Clover - Trifolium repens

Common Name: 
Clover
Family: 
Fabaceae
Genus: 
Trifolium
Species: 
repens

Clover or trefoil are common names for plants of the genus Trifolium (Latin, tres "three" + folium "leaf"), consisting of about 300 species of plants in the leguminous pea family Fabaceae. The genus has a cosmopolitan distribution; the highest diversity is found in the temperate Northern Hemisphere, but many species also occur in South America and Africa, including at high altitudes on mountains in the tropics. They are small annual, biennial, or short-lived perennial herbaceous plants. Clover can be evergreen. The leaves are trifoliate (rarely quatrefoiled, cinquefoil, or septfoil), with stipules adnate to the leaf-stalk, and heads or dense spikes of small red, purple, white, or yellow flowers; the small, few-seeded pods are enclosed in the calyx. Other closely related genera often called clovers include Melilotus (sweet clover) and Medicago (alfalfa or Calvary clover).

Trifolium repens, white or Dutch clover, is a perennial abundant in meadows and good pastures. The flowers are white or pinkish, becoming brown and deflexed as the corolla fades. Trifolium hybridum, alsike or Swedish clover, is a perennial which was introduced early in the 19th century and has now become naturalized in Britain. The flowers are white or rosy, and resemble those of the last species.

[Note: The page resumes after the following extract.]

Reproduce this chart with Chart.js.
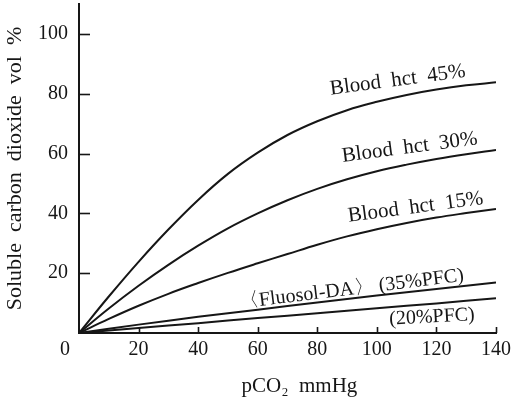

Trifolium medium, meadow or zigzag clover, a perennial with straggling flexuous stems and rose-purple flowers, has potential for interbreeding with T. pratense to produce perennial crop plants.]

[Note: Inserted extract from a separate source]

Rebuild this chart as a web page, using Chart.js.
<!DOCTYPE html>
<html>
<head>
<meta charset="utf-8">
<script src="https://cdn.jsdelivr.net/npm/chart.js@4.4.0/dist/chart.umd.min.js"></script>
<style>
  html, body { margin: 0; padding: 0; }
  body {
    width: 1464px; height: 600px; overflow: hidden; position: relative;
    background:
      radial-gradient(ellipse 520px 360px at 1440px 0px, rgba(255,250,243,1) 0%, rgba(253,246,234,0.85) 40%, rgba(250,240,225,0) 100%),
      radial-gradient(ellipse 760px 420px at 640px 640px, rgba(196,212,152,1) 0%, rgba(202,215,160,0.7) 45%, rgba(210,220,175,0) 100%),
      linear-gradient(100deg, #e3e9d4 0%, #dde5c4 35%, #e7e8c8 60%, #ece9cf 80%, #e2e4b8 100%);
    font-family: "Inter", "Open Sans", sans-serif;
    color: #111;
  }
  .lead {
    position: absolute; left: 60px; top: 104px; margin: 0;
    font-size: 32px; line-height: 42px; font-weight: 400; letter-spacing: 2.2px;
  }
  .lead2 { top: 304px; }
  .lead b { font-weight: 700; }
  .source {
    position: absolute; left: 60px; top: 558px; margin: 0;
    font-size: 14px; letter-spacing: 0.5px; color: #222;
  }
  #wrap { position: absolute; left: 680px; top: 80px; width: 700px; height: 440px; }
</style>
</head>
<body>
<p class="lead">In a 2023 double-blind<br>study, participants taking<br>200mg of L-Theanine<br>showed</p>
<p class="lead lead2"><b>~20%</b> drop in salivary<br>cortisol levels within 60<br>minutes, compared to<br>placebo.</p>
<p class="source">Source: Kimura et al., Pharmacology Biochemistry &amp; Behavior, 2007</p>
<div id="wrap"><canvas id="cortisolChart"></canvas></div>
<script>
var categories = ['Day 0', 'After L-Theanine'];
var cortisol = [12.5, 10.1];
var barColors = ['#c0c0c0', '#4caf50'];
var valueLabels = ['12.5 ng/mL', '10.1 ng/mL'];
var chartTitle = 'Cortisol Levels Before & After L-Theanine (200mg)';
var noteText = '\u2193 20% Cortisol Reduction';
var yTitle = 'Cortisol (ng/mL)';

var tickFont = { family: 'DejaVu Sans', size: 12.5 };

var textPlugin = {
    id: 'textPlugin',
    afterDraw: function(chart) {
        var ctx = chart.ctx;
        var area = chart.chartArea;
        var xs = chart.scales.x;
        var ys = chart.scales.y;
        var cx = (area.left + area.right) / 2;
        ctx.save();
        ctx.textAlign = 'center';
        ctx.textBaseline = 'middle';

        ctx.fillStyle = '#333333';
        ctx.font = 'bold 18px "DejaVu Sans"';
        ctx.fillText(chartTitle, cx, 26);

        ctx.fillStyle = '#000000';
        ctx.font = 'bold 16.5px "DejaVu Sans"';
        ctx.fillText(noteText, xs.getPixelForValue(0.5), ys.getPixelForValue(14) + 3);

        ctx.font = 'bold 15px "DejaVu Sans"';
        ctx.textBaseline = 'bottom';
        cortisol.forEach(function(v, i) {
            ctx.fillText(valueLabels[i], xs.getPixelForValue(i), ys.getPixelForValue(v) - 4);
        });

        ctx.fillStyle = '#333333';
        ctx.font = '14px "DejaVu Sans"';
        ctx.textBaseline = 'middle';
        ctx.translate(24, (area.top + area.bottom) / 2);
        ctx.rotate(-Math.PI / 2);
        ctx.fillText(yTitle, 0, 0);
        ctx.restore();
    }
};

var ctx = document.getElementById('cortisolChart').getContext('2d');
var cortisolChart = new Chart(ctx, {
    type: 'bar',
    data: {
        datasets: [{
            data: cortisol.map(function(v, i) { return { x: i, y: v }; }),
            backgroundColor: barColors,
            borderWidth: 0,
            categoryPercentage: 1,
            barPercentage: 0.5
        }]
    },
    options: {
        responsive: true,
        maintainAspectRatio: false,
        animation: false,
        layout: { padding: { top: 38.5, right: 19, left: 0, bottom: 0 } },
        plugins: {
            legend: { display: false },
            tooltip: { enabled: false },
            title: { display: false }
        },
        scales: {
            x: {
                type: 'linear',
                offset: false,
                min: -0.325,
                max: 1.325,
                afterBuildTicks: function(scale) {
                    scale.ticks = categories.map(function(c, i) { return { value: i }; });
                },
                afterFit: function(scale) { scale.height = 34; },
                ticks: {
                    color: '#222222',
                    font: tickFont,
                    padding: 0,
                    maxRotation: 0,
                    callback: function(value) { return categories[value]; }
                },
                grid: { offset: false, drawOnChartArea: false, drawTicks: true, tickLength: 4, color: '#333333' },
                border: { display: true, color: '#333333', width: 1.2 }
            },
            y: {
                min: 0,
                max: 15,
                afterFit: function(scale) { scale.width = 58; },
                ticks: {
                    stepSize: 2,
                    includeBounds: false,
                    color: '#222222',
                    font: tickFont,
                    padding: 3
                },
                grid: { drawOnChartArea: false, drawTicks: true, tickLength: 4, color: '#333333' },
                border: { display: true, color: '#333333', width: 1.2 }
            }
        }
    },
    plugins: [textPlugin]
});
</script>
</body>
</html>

Other species are: Trifolium arvense, hare's-foot trefoil; found in fields and dry pastures, a soft hairy plant with minute white or pale pink flowers and feathery sepals; Trifolium fragiferum, strawberry clover, with globose, rose-purple heads and swollen calyxes; Trifolium campestre, hop trefoil, on dry pastures and roadsides, the heads of pale yellow flowers suggesting miniature hops; and the somewhat similar Trifolium dubium, common in pastures and roadsides, with smaller heads and small yellow flowers turning dark brown.